В Швейцарии иезуитство водворяется через терроризм, разрушает союзный договор и действует заодно со всеми гнетущими и отсталыми идеями, стремящимися к разрушению гельветической народности. То, что Рим считает победой, — не более как бессодержательное, непрочное и не имеющее будущего событие.
Во Франции более, чем где-либо, ощутимы бедствия, произведённые римским господством. Страсти утратили всякое вдохновение и энергию, но зато отрицания и антипатии проникли в чувства народа и принципы французской национальности.

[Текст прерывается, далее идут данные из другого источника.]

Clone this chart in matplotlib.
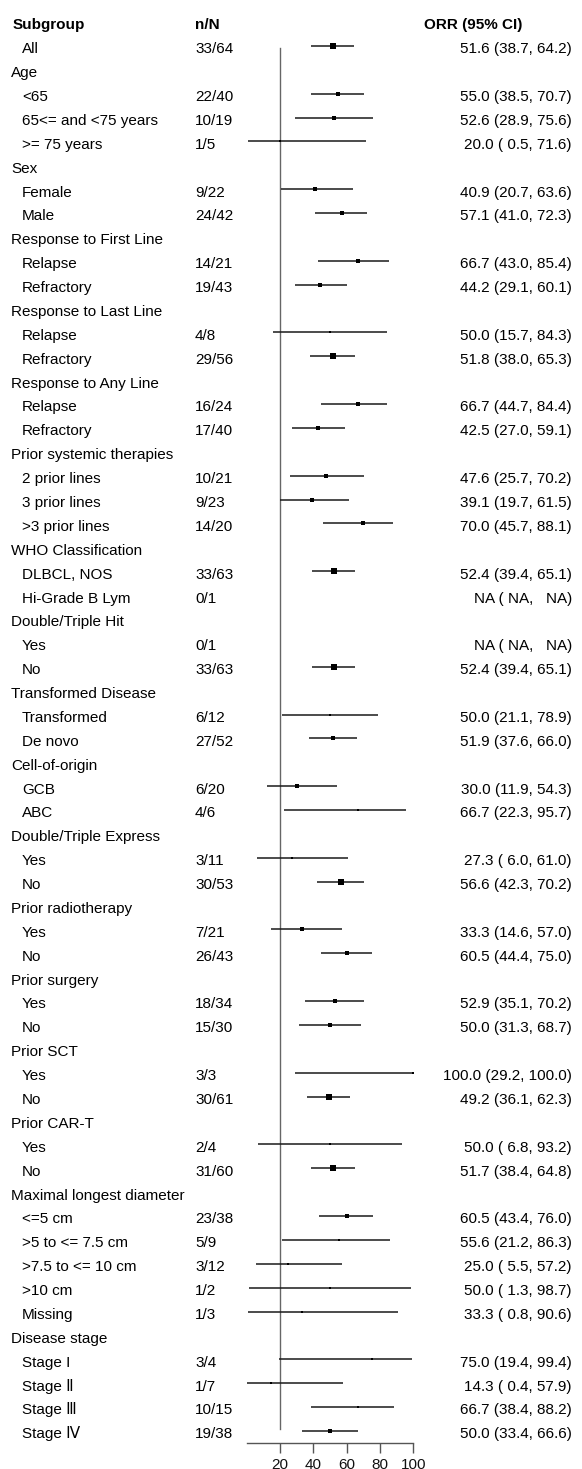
import numpy as np
import matplotlib
matplotlib.use("Agg")
import matplotlib.pyplot as plt
import matplotlib.transforms as mtransforms

plt.rcParams['font.family'] = ['Liberation Sans', 'DejaVu Sans']

# ---------------- data ----------------
subgroups = ["All", "Age", "<65", "65<= and <75 years", ">= 75 years",
             "Sex", "Female", "Male",
             "Response to First Line", "Relapse", "Refractory",
             "Response to Last Line", "Relapse", "Refractory",
             "Response to Any Line", "Relapse", "Refractory",
             "Prior systemic therapies", "2 prior lines", "3 prior lines", ">3 prior lines",
             "WHO Classification", "DLBCL, NOS", "Hi-Grade B Lym",
             "Double/Triple Hit", "Yes", "No",
             "Transformed Disease", "Transformed", "De novo",
             "Cell-of-origin", "GCB", "ABC",
             "Double/Triple Express", "Yes", "No",
             "Prior radiotherapy", "Yes", "No",
             "Prior surgery", "Yes", "No",
             "Prior SCT", "Yes", "No",
             "Prior CAR-T", "Yes", "No",
             "Maximal longest diameter", "<=5 cm", ">5 to <= 7.5 cm", ">7.5 to <= 10 cm", ">10 cm", "Missing",
             "Disease stage", "Stage I", "Stage \u2161", "Stage \u2162", "Stage \u2163"]

is_category = [False, True, False, False, False,
               True, False, False,
               True, False, False,
               True, False, False,
               True, False, False,
               True, False, False, False,
               True, False, False,
               True, False, False,
               True, False, False,
               True, False, False,
               True, False, False,
               True, False, False,
               True, False, False,
               True, False, False,
               True, False, False,
               True, False, False, False, False, False,
               True, False, False, False, False]

n_over_N = ["33/64", "", "22/40", "10/19", "1/5",
            "", "9/22", "24/42",
            "", "14/21", "19/43",
            "", "4/8", "29/56",
            "", "16/24", "17/40",
            "", "10/21", "9/23", "14/20",
            "", "33/63", "0/1",
            "", "0/1", "33/63",
            "", "6/12", "27/52",
            "", "6/20", "4/6",
            "", "3/11", "30/53",
            "", "7/21", "26/43",
            "", "18/34", "15/30",
            "", "3/3", "30/61",
            "", "2/4", "31/60",
            "", "23/38", "5/9", "3/12", "1/2", "1/3",
            "", "3/4", "1/7", "10/15", "19/38"]

nan = np.nan
orr = [51.6, nan, 55.0, 52.6, 20.0,
       nan, 40.9, 57.1,
       nan, 66.7, 44.2,
       nan, 50.0, 51.8,
       nan, 66.7, 42.5,
       nan, 47.6, 39.1, 70.0,
       nan, 52.4, nan,
       nan, nan, 52.4,
       nan, 50.0, 51.9,
       nan, 30.0, 66.7,
       nan, 27.3, 56.6,
       nan, 33.3, 60.5,
       nan, 52.9, 50.0,
       nan, 100.0, 49.2,
       nan, 50.0, 51.7,
       nan, 60.5, 55.6, 25.0, 50.0, 33.3,
       nan, 75.0, 14.3, 66.7, 50.0]

ci_low = [38.7, nan, 38.5, 28.9, 0.5,
          nan, 20.7, 41.0,
          nan, 43.0, 29.1,
          nan, 15.7, 38.0,
          nan, 44.7, 27.0,
          nan, 25.7, 19.7, 45.7,
          nan, 39.4, nan,
          nan, nan, 39.4,
          nan, 21.1, 37.6,
          nan, 11.9, 22.3,
          nan, 6.0, 42.3,
          nan, 14.6, 44.4,
          nan, 35.1, 31.3,
          nan, 29.2, 36.1,
          nan, 6.8, 38.4,
          nan, 43.4, 21.2, 5.5, 1.3, 0.8,
          nan, 19.4, 0.4, 38.4, 33.4]

ci_high = [64.2, nan, 70.7, 75.6, 71.6,
           nan, 63.6, 72.3,
           nan, 85.4, 60.1,
           nan, 84.3, 65.3,
           nan, 84.4, 59.1,
           nan, 70.2, 61.5, 88.1,
           nan, 65.1, nan,
           nan, nan, 65.1,
           nan, 78.9, 66.0,
           nan, 54.3, 95.7,
           nan, 61.0, 70.2,
           nan, 57.0, 75.0,
           nan, 70.2, 68.7,
           nan, 100.0, 62.3,
           nan, 93.2, 64.8,
           nan, 76.0, 86.3, 57.2, 98.7, 90.6,
           nan, 99.4, 57.9, 88.2, 66.6]

x_ticks = [20, 40, 60, 80, 100]
ref_value = 20

# ---------------- figure ----------------
W, H = 582, 1469
fig = plt.figure(figsize=(W / 100, H / 100), dpi=100)

row_h = 23.88        # px per row
top_px = 22.0        # header row centre (px from top)
axis_px = 1443.0     # x axis line (px from top)
x0_px, x100_px = 246.7, 413.3

ax = fig.add_axes([x0_px / W, (H - axis_px) / H, (x100_px - x0_px) / W, axis_px / H])
ax.set_xlim(0, 100)
ax.set_ylim((axis_px - top_px) / row_h, -top_px / row_h)
ax.patch.set_visible(False)

for s in ["top", "right", "left"]:
    ax.spines[s].set_visible(False)
ax.spines["bottom"].set_bounds(0, 100)
ax.spines["bottom"].set_color("#555555")
ax.spines["bottom"].set_linewidth(1.0)
ax.set_yticks([])
ax.set_xticks(x_ticks)
ax.set_xticklabels([str(t) for t in x_ticks])
ax.tick_params(axis="x", direction="out", length=7, width=1.0, color="#555555",
               labelsize=11, pad=3.5, labelcolor="#111111")

n_rows = len(subgroups)
rows = np.arange(1, n_rows + 1)

# reference line
ax.plot([ref_value, ref_value], [1.07, n_rows - 0.08], color="#666666", lw=1.0, zorder=1)

orr_a = np.array(orr, dtype=float)
lo_a = np.array(ci_low, dtype=float)
hi_a = np.array(ci_high, dtype=float)
width = hi_a - lo_a
min_w = np.nanmin(width)

for y, e, lo, hi, w in zip(rows, orr_a, lo_a, hi_a, width):
    if np.isnan(e):
        continue
    ax.plot([lo, hi], [y, y], color="#1a1a1a", lw=1.1, solid_capstyle="butt",
            zorder=2, clip_on=False)
    side_px = 5.5 * min_w / w
    side_pt = side_px * 0.72
    ax.scatter([e], [y], marker="s", s=side_pt ** 2, color="black",
               linewidths=0, zorder=3, clip_on=False)

# ---------------- text columns ----------------
trans = mtransforms.blended_transform_factory(fig.transFigure, ax.transData)
fs = 11
base_off = 0.31

ax.text(13 / W, 0 + base_off, "Subgroup", transform=trans, fontsize=fs,
        fontweight="bold", va="baseline", ha="left")
ax.text(195 / W, 0 + base_off, "n/N", transform=trans, fontsize=fs,
        fontweight="bold", va="baseline", ha="left")
ax.text(424 / W, 0 + base_off, "ORR (95% CI)", transform=trans, fontsize=fs,
        fontweight="bold", va="baseline", ha="left")


def fmt(v, width_chars):
    if np.isnan(v):
        return "NA".rjust(width_chars)
    return f"{v:.1f}".rjust(width_chars)


for y, lab, cat, nn, e, lo, hi in zip(rows, subgroups, is_category, n_over_N,
                                      orr_a, lo_a, hi_a):
    xl = 11 if cat else 22
    ax.text(xl / W, y + base_off, lab, transform=trans, fontsize=fs,
            va="baseline", ha="left")
    if cat:
        continue
    ax.text(195 / W, y + base_off, nn, transform=trans, fontsize=fs,
            va="baseline", ha="left")
    if np.isnan(e):
        s = "NA ( NA,   NA)"
    else:
        s = f"{e:.1f} ({fmt(lo, 4)}, {fmt(hi, 4)})"
    ax.text(572 / W, y + base_off, s, transform=trans, fontsize=fs,
            va="baseline", ha="right")

fig.savefig("out.png", dpi=100)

Пий VII, возвратившись в Рим, говорил, что во Франции всё дурно, и прибавлял: «Ничто не отстранит от нас сердца французов, считавшихся верными и послушными нашим предписаниям; но также ничто уже не возвратит нам тех, которые от нас отделились».

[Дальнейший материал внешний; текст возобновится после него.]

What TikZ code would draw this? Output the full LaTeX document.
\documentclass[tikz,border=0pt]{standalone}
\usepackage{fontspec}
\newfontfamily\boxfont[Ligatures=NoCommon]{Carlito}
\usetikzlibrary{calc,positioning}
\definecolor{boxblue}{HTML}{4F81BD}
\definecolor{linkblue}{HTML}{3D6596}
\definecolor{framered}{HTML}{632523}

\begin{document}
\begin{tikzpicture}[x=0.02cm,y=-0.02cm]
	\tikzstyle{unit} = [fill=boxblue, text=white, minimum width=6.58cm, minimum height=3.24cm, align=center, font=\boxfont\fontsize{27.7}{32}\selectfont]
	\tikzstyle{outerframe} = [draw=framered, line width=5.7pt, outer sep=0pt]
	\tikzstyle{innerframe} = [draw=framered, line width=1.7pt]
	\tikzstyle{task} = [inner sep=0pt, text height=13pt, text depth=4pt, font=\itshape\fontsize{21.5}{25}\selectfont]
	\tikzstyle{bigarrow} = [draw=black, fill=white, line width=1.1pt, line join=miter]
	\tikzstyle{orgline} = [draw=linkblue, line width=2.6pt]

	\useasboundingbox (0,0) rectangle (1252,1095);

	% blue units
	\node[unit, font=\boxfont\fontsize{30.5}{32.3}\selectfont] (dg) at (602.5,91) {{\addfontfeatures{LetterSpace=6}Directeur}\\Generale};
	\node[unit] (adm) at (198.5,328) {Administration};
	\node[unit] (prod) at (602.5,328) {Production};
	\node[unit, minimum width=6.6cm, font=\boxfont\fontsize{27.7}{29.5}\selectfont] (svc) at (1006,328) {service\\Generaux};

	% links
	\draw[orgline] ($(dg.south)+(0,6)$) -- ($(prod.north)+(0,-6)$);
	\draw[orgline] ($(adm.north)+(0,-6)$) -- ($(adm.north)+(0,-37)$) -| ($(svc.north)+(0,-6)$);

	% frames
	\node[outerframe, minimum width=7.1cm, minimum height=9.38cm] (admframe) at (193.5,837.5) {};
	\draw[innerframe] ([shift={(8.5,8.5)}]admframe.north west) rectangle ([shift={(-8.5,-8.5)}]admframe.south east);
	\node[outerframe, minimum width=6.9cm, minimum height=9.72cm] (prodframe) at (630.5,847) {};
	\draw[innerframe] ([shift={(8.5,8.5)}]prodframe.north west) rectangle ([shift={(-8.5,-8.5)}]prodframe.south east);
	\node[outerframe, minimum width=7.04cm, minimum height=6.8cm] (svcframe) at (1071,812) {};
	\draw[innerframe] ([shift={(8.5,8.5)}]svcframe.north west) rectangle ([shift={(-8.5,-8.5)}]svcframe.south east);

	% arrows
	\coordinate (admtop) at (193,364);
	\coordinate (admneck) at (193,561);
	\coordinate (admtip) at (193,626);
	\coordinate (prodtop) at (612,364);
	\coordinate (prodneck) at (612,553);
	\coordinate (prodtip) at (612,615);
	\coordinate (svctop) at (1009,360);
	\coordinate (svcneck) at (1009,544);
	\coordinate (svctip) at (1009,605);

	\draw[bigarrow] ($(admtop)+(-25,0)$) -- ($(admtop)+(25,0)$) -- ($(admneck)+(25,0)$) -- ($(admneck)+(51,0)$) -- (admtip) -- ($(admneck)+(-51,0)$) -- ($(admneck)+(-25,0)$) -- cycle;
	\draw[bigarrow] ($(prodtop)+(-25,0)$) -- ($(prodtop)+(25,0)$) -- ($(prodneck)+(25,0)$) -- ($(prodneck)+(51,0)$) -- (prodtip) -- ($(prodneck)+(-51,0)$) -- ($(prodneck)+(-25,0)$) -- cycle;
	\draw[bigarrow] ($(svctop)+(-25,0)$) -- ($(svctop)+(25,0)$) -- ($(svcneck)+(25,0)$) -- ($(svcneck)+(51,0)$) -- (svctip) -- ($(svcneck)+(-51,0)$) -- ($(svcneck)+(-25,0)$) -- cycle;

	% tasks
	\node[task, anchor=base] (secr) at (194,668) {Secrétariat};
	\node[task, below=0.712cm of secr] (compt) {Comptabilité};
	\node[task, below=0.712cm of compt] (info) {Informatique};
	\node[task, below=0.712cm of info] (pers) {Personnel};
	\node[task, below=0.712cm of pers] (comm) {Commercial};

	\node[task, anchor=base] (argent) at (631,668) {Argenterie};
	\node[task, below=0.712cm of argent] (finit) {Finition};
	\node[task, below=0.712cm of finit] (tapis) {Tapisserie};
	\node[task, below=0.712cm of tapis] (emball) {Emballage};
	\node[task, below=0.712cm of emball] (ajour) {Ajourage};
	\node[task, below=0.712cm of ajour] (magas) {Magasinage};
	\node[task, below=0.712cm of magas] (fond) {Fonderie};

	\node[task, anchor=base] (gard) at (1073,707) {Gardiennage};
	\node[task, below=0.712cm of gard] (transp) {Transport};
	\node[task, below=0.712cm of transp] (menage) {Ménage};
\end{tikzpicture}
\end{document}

Эти слова более, чем когда-либо, справедливы в настоящее время.
Рассматривая Францию с религиозной точки зрения, мы заметим два совершенно отдельных направления. Одна часть населения следует преданиям веры предков и страны, другая ими пренебрегает и забывает их.
Эти два чувства живут рядом без столкновения и встречаются миролюбиво. Ненависть, злоба, самые споры на религиозные темы исчезли из наших нравов, и старинная вражда более не возобновится.
Это спокойствие мыслей есть одно из последствий той философии, которая подвергалась стольким нападкам. Прежде, когда фанатизм восставал против нечестия, когда с обеих сторон рассудок исчезал под гнетом страстей, война была жестока и оставила свои кровавые следы в летописях всех периодов нашей истории до XIX столетия. Мы раньше уже упоминали о том, кому следует приписать опустошение и мерзость, которые столько раз проникали в святилище, и кому Церковь обязана своими жесточайшими скорбями, — это её собственным ошибкам.
Чтобы с большей верностью прийти к окончательному выводу, который мы стараемся точно определить на этих последних страницах, необходимо быстро пробежать фазисы религиозного чувства во Франции с начала этого столетия.
Империя открывает церкви, возвращает существование богослужению, ставит правила сношений церкви с государством, восстановляет духовенство и придаёт как ему, так и богослужению неожиданное великолепие.
Та часть народа, склонности, привычки, воспитание и чувства которой сосредоточивались в исполнении религиозных уставов, находила всё, что могло удовлетворить её наклонностям, и находила с полнейшей безопасностью и спокойствием.
Те же, которых другие намерения удаляли от этого пути, жили вдали от священных предметов, и ничто также не нарушало спокойствия их раскола. Вера и неверие жили мирно.
И на воспитание, и на исполнение обрядов религия имела совершенно законное влияние. Франция не переставала объявлять себя католичкой; государство брало под своё покровительство официальные торжества; оно оказывало культу благосклонное внимание, и можно было подумать, что линия, которая должна была разделять столь различные между собой вещи, была настолько хорошо сдерживаема, что внутренняя гармония, долженствовавшая их соединять, была счастливо сохраняема.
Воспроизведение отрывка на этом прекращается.